The 10-run rule still works as a useful baseball shortcut, but it is not a perfect rule in this 2022–2026 sample. MLB teams averaged 4.44 runs per team game, while the rule implies about 5.0 runs per team game. The regression points in the same direction. Based on this sample, the rule is high, with about 8.06 runs per additional win.
Runs scored clearly matter, which is the whole reason the 10-run rule exists in the first place. Still, the R-squared value of 0.547 shows that offense alone does not explain everything about winning.
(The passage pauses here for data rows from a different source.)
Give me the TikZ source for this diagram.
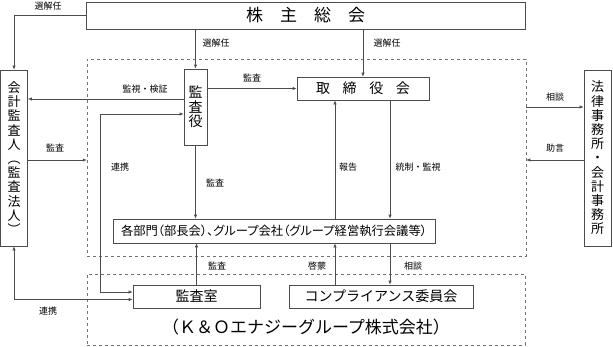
\documentclass[tikz,border=0pt]{standalone}
\usepackage{fontspec}
\setmainfont{Noto Sans CJK JP}
\newfontfamily\jpprop[RawFeature=+palt]{Noto Sans CJK JP}
\usetikzlibrary{arrows.meta,positioning}

\begin{document}
\begin{tikzpicture}[x=1pt,y=-1pt,>={Latex[length=4pt,width=3.2pt]}]
\tikzstyle{block}=[draw=black!70, rectangle, inner sep=0pt, line width=0.6pt]
\tikzstyle{group}=[draw=black!55, dashed, rectangle, inner sep=0pt, line width=0.5pt]
\tikzstyle{conn}=[draw=black!70, line width=0.6pt]
\tikzstyle{lbl}=[font=\fontsize{9}{10}\selectfont, inner sep=1pt]
\tikzstyle{vtext}=[align=center, font=\fontsize{13}{14.2}\selectfont]

\useasboundingbox (0,0) rectangle (613,346);

% groups
\node[group, minimum width=439pt, minimum height=197pt] (upper) at (306.5,157.5) {};
\node[group, minimum width=438pt, minimum height=71pt] (lower) at (306,309.5) {};

% shareholders
\node[block, minimum width=439pt, minimum height=27pt, font=\fontsize{17}{17}\selectfont] (sh) at (305.5,15.5) {株\quad 主\quad 総\quad 会};

% auditors and board
\node[block, vtext, minimum width=27pt, minimum height=176pt] (acc) at (14,158) {会\\計\\監\\査\\人\\︵\\監\\査\\法\\人\\︶};
\node[block, vtext, minimum width=23pt, minimum height=76pt, font=\fontsize{14}{14.5}\selectfont] (kansa) at (195.5,107) {監\\査\\役};
\node[block, minimum width=132pt, minimum height=23pt, font=\fontsize{14}{14}\selectfont] (bod) at (363,88.5) {取\hspace{0.9em}締\hspace{0.9em}役\hspace{0.9em}会};
\node[block, vtext, minimum width=27pt, minimum height=176pt] (law) at (597.5,158) {法\\律\\事\\務\\所\\・\\会\\計\\事\\務\\所};

% departments
\node[block, minimum width=322pt, minimum height=24pt, font=\jpprop\fontsize{12.3}{13}\selectfont] (dept) at (274,231) {各部門（部長会）、グループ会社（グループ経営執行会議等）};

% audit office and compliance
\node[block, minimum width=127pt, minimum height=23pt, font=\fontsize{14}{14}\selectfont] (audit) at (196.5,296.5) {監査室};
\node[block, minimum width=184pt, minimum height=23pt, font=\fontsize{14}{14}\selectfont] (comp) at (381,296.5) {コンプライアンス委員会};
\node[font=\fontsize{17}{17}\selectfont] (ko) at (306,327) {（Ｋ＆Ｏエナジーグループ株式会社）};

% helper coordinates
\coordinate (c1) at (335,0);
\coordinate (c2) at (390,0);
\coordinate (lk) at (100,0);
\coordinate (k1) at ([yshift=8pt]kansa.west);
\coordinate (k2) at ([yshift=-7pt]kansa.west);
\coordinate (a1) at ([yshift=4.5pt]audit.west);
\coordinate (a2) at ([yshift=-3pt]audit.west);
\coordinate (a3) at ([yshift=-2pt]acc.east);
\coordinate (l1) at ([yshift=51pt]law.west);
\coordinate (l2) at ([yshift=-2pt]law.west);

% arrows
\draw[conn,->] (sh.west) -| (acc.north);
\draw[conn,->] (sh.south -| kansa.north) -- (kansa.north);
\draw[conn,->] (sh.south -| bod.north) -- (bod.north);
\draw[conn,->] (kansa.east |- bod.west) -- (bod.west);
\draw[conn,->] (k1) -- (k1 -| acc.east);
\draw[conn,<->] (k2) -| (lk |- a1) -- (a1);
\draw[conn,<->] (acc.south) |- (a2);
\draw[conn,->] (a3) -- (a3 -| upper.west);
\draw[conn,->] (kansa.south) -- (kansa.south |- dept.north);
\draw[conn,->] (c1 |- dept.north) -- (c1 |- bod.south);
\draw[conn,->] (c2 |- bod.south) -- (c2 |- dept.north);
\draw[conn,->] (audit.north) -- (audit.north |- dept.south);
\draw[conn,->] (c1 |- comp.north) -- (c1 |- dept.south);
\draw[conn,->] (c2 |- dept.south) -- (c2 |- comp.north);
\draw[conn,->] (l1 -| upper.east) -- (l1);
\draw[conn,->] (l2) -- (l2 -| upper.east);

% labels
\node[lbl] (t1) at (48,6) {選解任};
\node[lbl] (t2) at (216,43) {選解任};
\node[lbl] (t3) at (387,43) {選解任};
\node[lbl] (t4) at (252,78) {監査};
\node[lbl] (t5) at (145,89) {監視・検証};
\node[lbl] (t6) at (120,167) {連携};
\node[lbl] (t7) at (55,148) {監査};
\node[lbl] (t8) at (48,311) {連携};
\node[lbl] (t9) at (215,183) {監査};
\node[lbl] (t10) at (348,167) {報告};
\node[lbl] (t11) at (418,167) {統制・監視};
\node[lbl] (t12) at (217,266) {監査};
\node[lbl] (t13) at (317,266) {啓蒙};
\node[lbl] (t14) at (413,266) {相談};
\node[lbl] (t15) at (555,97) {相談};
\node[lbl] (t16) at (555,148) {助言};

\end{tikzpicture}
\end{document}
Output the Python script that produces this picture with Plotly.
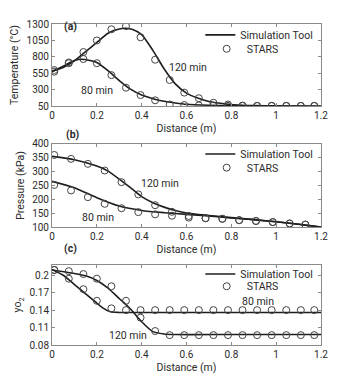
import plotly.graph_objects as go

# ---------------- data ----------------
# (a) temperature
a_sim_x = [0, 0.05, 0.1, 0.15, 0.2, 0.25, 0.3, 0.33, 0.36, 0.4, 0.45, 0.5, 0.55, 0.6, 0.65, 0.7, 0.75, 0.8, 0.85, 0.9, 1.0, 1.1, 1.2]
a_sim_120 = [585, 640, 740, 880, 1020, 1160, 1225, 1235, 1215, 1140, 900, 620, 390, 250, 175, 122, 95, 75, 65, 60, 55, 52, 50]
a_sim_80_x = [0, 0.05, 0.1, 0.13, 0.17, 0.2, 0.25, 0.3, 0.35, 0.4, 0.45, 0.5, 0.55, 0.6, 0.7, 0.8, 1.0, 1.2]
a_sim_80 = [575, 660, 745, 765, 745, 715, 590, 440, 310, 220, 165, 125, 100, 80, 65, 57, 52, 50]
a_stars_x = [0.01, 0.075, 0.14, 0.2, 0.265, 0.33, 0.395, 0.46, 0.525, 0.59, 0.655, 0.72, 0.785, 0.85, 0.915, 0.98, 1.045, 1.11, 1.17]
a_stars_120 = [600, 704, 874, 1050, 1220, 1268, 1098, 757, 449, 257, 172, 103, 76, 60, 55, 55, 55, 55, 55]
a_stars_80 = [575, 715, 768, 704, 523, 332, 220, 140, 76, 68, 62, 58, 56, 55, 55, 55, 55, 55, 55]

# (b) pressure
b_sim_x = [0, 0.1, 0.2, 0.25, 0.3, 0.35, 0.4, 0.45, 0.5, 0.55, 0.6, 0.7, 0.8, 0.9, 1.0, 1.1, 1.2]
b_sim_120 = [355, 343, 320, 302, 273, 242, 210, 188, 172, 160, 151, 142, 134, 127, 119, 110, 100]
b_sim_80_x = [0, 0.1, 0.2, 0.3, 0.4, 0.5, 0.6, 0.7, 0.8, 0.9, 1.0, 1.1, 1.2]
b_sim_80 = [265, 242, 206, 176, 160, 152, 146, 140, 133, 127, 119, 110, 100]
b_stars_x = [0.01, 0.085, 0.16, 0.235, 0.31, 0.385, 0.46, 0.535, 0.61, 0.685, 0.76, 0.835, 0.91, 0.985, 1.06, 1.13]
b_stars_120 = [360, 346, 328, 304, 262, 218, 179, 155, 140, 132, 130, 125, 122, 118, 113, 109]
b_stars_80 = [252, 232, 208, 184, 168, 154, 146, 141, 134, 132, 130, 125, 122, 118, 113, 109]

# (c) oxygen mole fraction
c_sim_80_x = [0, 0.05, 0.1, 0.15, 0.2, 0.23, 0.26, 0.3, 0.6, 0.9, 1.2]
c_sim_80 = [0.210, 0.200, 0.184, 0.168, 0.152, 0.143, 0.137, 0.136, 0.136, 0.136, 0.136]
c_sim_120_x = [0, 0.1, 0.15, 0.2, 0.25, 0.3, 0.35, 0.4, 0.45, 0.5, 0.55, 0.8, 1.2]
c_sim_120 = [0.209, 0.203, 0.199, 0.191, 0.178, 0.160, 0.142, 0.120, 0.103, 0.099, 0.098, 0.098, 0.098]
c_stars_x = a_stars_x
c_stars_80 = [0.209, 0.194, 0.176, 0.156, 0.143, 0.140, 0.140, 0.140, 0.140, 0.140, 0.140, 0.140, 0.140, 0.140, 0.140, 0.140, 0.140, 0.140, 0.140]
c_stars_120 = [0.209, 0.207, 0.202, 0.194, 0.181, 0.156, 0.127, 0.104, 0.097, 0.097, 0.097, 0.097, 0.097, 0.097, 0.097, 0.097, 0.097, 0.097, 0.097]

x_ticks = [0, 0.2, 0.4, 0.6, 0.8, 1, 1.2]
x_tick_text = ["0", "0.2", "0.4", "0.6", "0.8", "1", "1.2"]
a_ticks = [50, 300, 550, 800, 1050, 1300]
b_ticks = [100, 150, 200, 250, 300, 350, 400]
c_ticks = [0.08, 0.11, 0.14, 0.17, 0.2]
c_tick_text = ["0.08", "0.11", "0.14", "0.17", "0.2"]

# ---------------- style ----------------
FONT = "Roboto"
FS = 10
FS_L = 10.5
TXT = "#2b2b2b"
LINE = "#1e1e1e"
MARK = "#444444"
FRAME = "#8a8a8a"

fig = go.Figure()

def sim(x, y, xa, ya, legend, show):
    fig.add_trace(go.Scatter(x=x, y=y, mode="lines", xaxis=xa, yaxis=ya,
                             line=dict(color=LINE, width=1.6, shape="spline", smoothing=0.6),
                             name="Simulation Tool", legend=legend, showlegend=show,
                             hoverinfo="skip"))

def stars(x, y, xa, ya, legend, show):
    fig.add_trace(go.Scatter(x=x, y=y, mode="markers", xaxis=xa, yaxis=ya,
                             marker=dict(symbol="circle-open", size=7, color=MARK,
                                         line=dict(width=1, color=MARK)),
                             name="STARS", legend=legend, showlegend=show,
                             hoverinfo="skip"))

# panel a
sim(a_sim_x, a_sim_120, "x", "y", "legend", True)
sim(a_sim_80_x, a_sim_80, "x", "y", "legend", False)
stars(a_stars_x, a_stars_120, "x", "y", "legend2", True)
stars(a_stars_x, a_stars_80, "x", "y", "legend2", False)
# panel b
sim(b_sim_x, b_sim_120, "x2", "y2", "legend3", True)
sim(b_sim_80_x, b_sim_80, "x2", "y2", "legend3", False)
stars(b_stars_x, b_stars_120, "x2", "y2", "legend4", True)
stars(b_stars_x, b_stars_80, "x2", "y2", "legend4", False)
# panel c
sim(c_sim_80_x, c_sim_80, "x3", "y3", "legend5", True)
sim(c_sim_120_x, c_sim_120, "x3", "y3", "legend5", False)
stars(c_stars_x, c_stars_80, "x3", "y3", "legend6", True)
stars(c_stars_x, c_stars_120, "x3", "y3", "legend6", False)

def xaxis(anchor):
    return dict(anchor=anchor, domain=[0, 1], range=[0, 1.2], tickvals=x_ticks, ticktext=x_tick_text,
                ticks="inside", ticklen=3, tickcolor=FRAME, showline=True, linecolor=FRAME,
                linewidth=1, mirror="ticks", showgrid=False, zeroline=False, automargin=False,
                tickfont=dict(family=FONT, size=FS, color=TXT),
                title=dict(text="Distance (m)", font=dict(family=FONT, size=FS_L, color=TXT), standoff=4))

def yaxis(anchor, dom, rng, tv, tt, title):
    return dict(anchor=anchor, domain=dom, range=rng, tickvals=tv, ticktext=tt,
                ticks="inside", ticklen=3, tickcolor=FRAME, showline=True, linecolor=FRAME,
                linewidth=1, mirror="ticks", showgrid=False, zeroline=False, automargin=False,
                tickfont=dict(family=FONT, size=FS, color=TXT),
                title=dict(text=title, font=dict(family=FONT, size=FS_L, color=TXT), standoff=5))

def leg(x, y, xanchor):
    return dict(x=x, y=y, xanchor=xanchor, yanchor="middle", bgcolor="rgba(0,0,0,0)",
                borderwidth=0, font=dict(family=FONT, size=FS_L, color=TXT), itemwidth=30,
                tracegroupgap=0)

# page has an 8px body margin, so margins are reduced by 8 on the left/top
fig.update_layout(
    width=353, height=378,
    margin=dict(l=44, r=40, t=13, b=41),
    plot_bgcolor="white", paper_bgcolor="white",
    font=dict(family=FONT, size=FS, color=TXT),
    xaxis=xaxis("y"), xaxis2=xaxis("y2"), xaxis3=xaxis("y3"),
    yaxis=yaxis("x", [0.7438, 1.0], [50, 1300], a_ticks, [str(v) for v in a_ticks], "Temperature (°C)"),
    yaxis2=yaxis("x2", [0.3673, 0.6265], [100, 400], b_ticks, [str(v) for v in b_ticks], "Pressure (kPa)"),
    yaxis3=yaxis("x3", [0.0, 0.25], [0.08, 0.218], c_ticks, c_tick_text, "yo<sub>2</sub>"),
    legend=leg(0.99, 0.966, "right"),
    legend2=leg(0.575, 0.9228, "left"),
    legend3=leg(0.99, 0.5948, "right"),
    legend4=leg(0.575, 0.5525, "left"),
    legend5=leg(0.99, 0.2213, "right"),
    legend6=leg(0.575, 0.183, "left"),
    showlegend=True,
)

ann_font = dict(family=FONT, size=FS_L, color=TXT)
annotations = [
    dict(text="<b>(a)</b>", x=0.037, y=1.0185, xref="paper", yref="paper", showarrow=False, font=ann_font),
    dict(text="<b>(b)</b>", x=0.045, y=0.655, xref="paper", yref="paper", showarrow=False, font=ann_font),
    dict(text="<b>(c)</b>", x=0.037, y=0.2756, xref="paper", yref="paper", showarrow=False, font=ann_font),
    dict(text="120 min", x=0.605, y=638, xref="x", yref="y", showarrow=False, font=ann_font),
    dict(text="80 min", x=0.199, y=294, xref="x", yref="y", showarrow=False, font=ann_font),
    dict(text="120 min", x=0.482, y=256, xref="x2", yref="y2", showarrow=False, font=ann_font),
    dict(text="80 min", x=0.205, y=135, xref="x2", yref="y2", showarrow=False, font=ann_font),
    dict(text="80 min", x=0.917, y=0.155, xref="x3", yref="y3", showarrow=False, font=ann_font),
    dict(text="120 min", x=0.34, y=0.097, xref="x3", yref="y3", showarrow=False, font=ann_font),
]
fig.update_layout(annotations=annotations)

fig.write_html("out.html")
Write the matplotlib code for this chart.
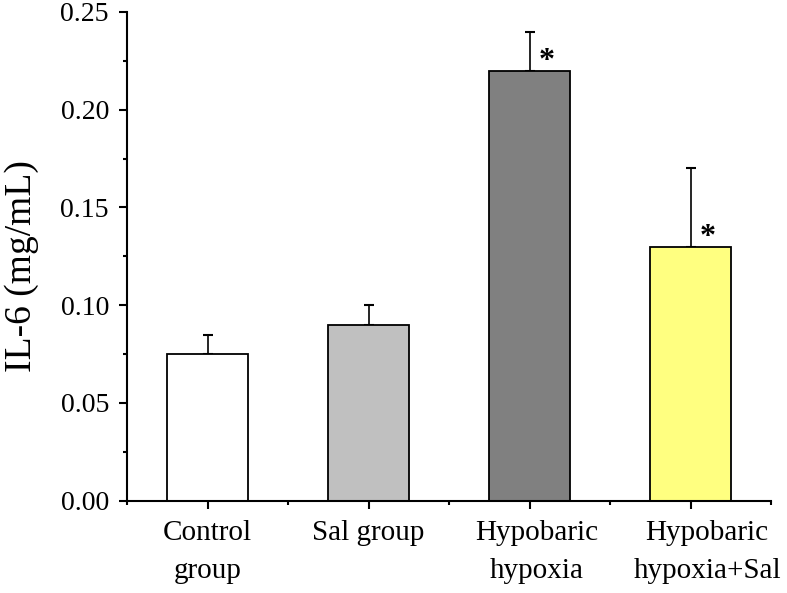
import numpy as np
import matplotlib
matplotlib.use("Agg")
import matplotlib.pyplot as plt
import matplotlib.transforms as mtrans
from matplotlib.ticker import MultipleLocator, FixedLocator

plt.rcParams['font.family'] = ['Liberation Serif', 'DejaVu Serif']

groups = ['Control\ngroup', 'Sal group', 'Hypobaric\nhypoxia', 'Hypobaric\nhypoxia+Sal']
means = [0.075, 0.090, 0.220, 0.130]
errs = [0.010, 0.010, 0.020, 0.040]
colors = ['#ffffff', '#c0c0c0', '#808080', '#ffff80']
signif = ['', '', '*', '*']

fig = plt.figure(figsize=(7.87, 5.93), dpi=100)
ax = fig.add_axes([0.1614, 0.1557, 0.8183, 0.8241])

x = np.arange(1, len(groups) + 1)
ax.bar(x, means, width=0.5, color=colors, edgecolor='black', linewidth=1.3, zorder=2)
ax.errorbar(x, means, yerr=[np.zeros(len(errs)), errs], fmt='none', ecolor='black',
            elinewidth=1.2, capsize=3.5, capthick=1.5, zorder=1)

for xi, m, s in zip(x, means, signif):
    if s:
        ax.annotate(s, xy=(xi, m), xytext=(12, 1), textcoords='offset points',
                    ha='center', va='baseline', fontsize=23, fontweight='bold')

ax.set_xlim(0.5, 4.5)
ax.set_ylim(0, 0.25)
ax.yaxis.set_major_locator(MultipleLocator(0.05))
ax.yaxis.set_minor_locator(MultipleLocator(0.025))
ax.yaxis.set_major_formatter(plt.FormatStrFormatter('%.2f'))
ax.set_xticks(x)
ax.set_xticklabels(groups)
ax.xaxis.set_minor_locator(FixedLocator([0.5, 1.5, 2.5, 3.5, 4.5]))

for side in ['top', 'right']:
    ax.spines[side].set_visible(False)
for side in ['left', 'bottom']:
    ax.spines[side].set_linewidth(1.5)

ax.tick_params(axis='both', which='major', direction='out', length=6, width=1.5)
ax.tick_params(axis='both', which='minor', direction='out', length=3, width=1.5)
ax.tick_params(axis='y', which='major', pad=7, labelsize=20)
ax.tick_params(axis='x', which='major', pad=8, labelsize=21)

# the last two labels sit a bit to the right in the original
shifts = [0, 0, 5, 12]
for lab, dx in zip(ax.get_xticklabels(), shifts):
    lab.set_linespacing(1.6)
    lab.set_transform(lab.get_transform() + mtrans.ScaledTranslation(dx / 72, 0, fig.dpi_scale_trans))

ax.set_ylabel('IL-6 (mg/mL)', fontsize=27)
ax.yaxis.set_label_coords(-0.137, 0.48)

fig.savefig('out.png', dpi=100)
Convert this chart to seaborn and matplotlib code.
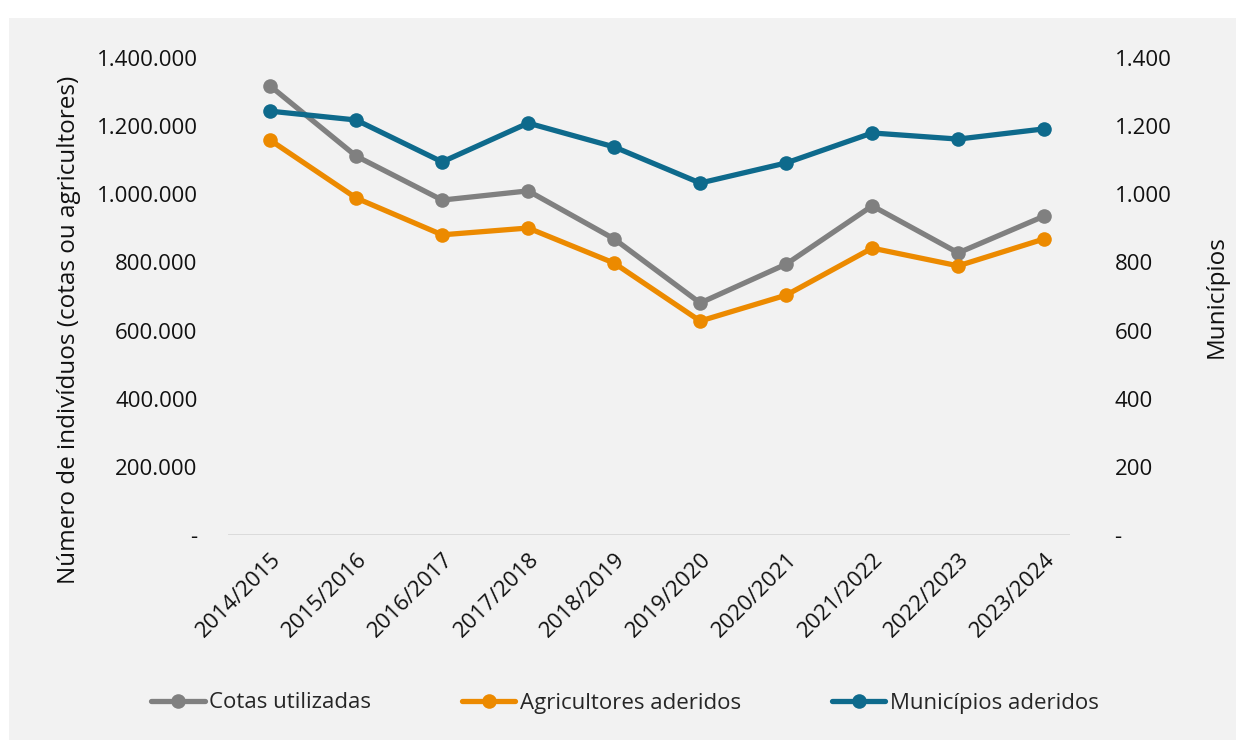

Teams also win with pitching, defense, run prevention, bullpen performance, sequencing, and close-game results.
The broader modeling lesson is that the method has to match the question. Linear regression helps test the relationship between runs and wins. K-means clustering helps group similar teams or players by style. Logistic regression is the better choice when the outcome is binary, like a free throw being made or missed.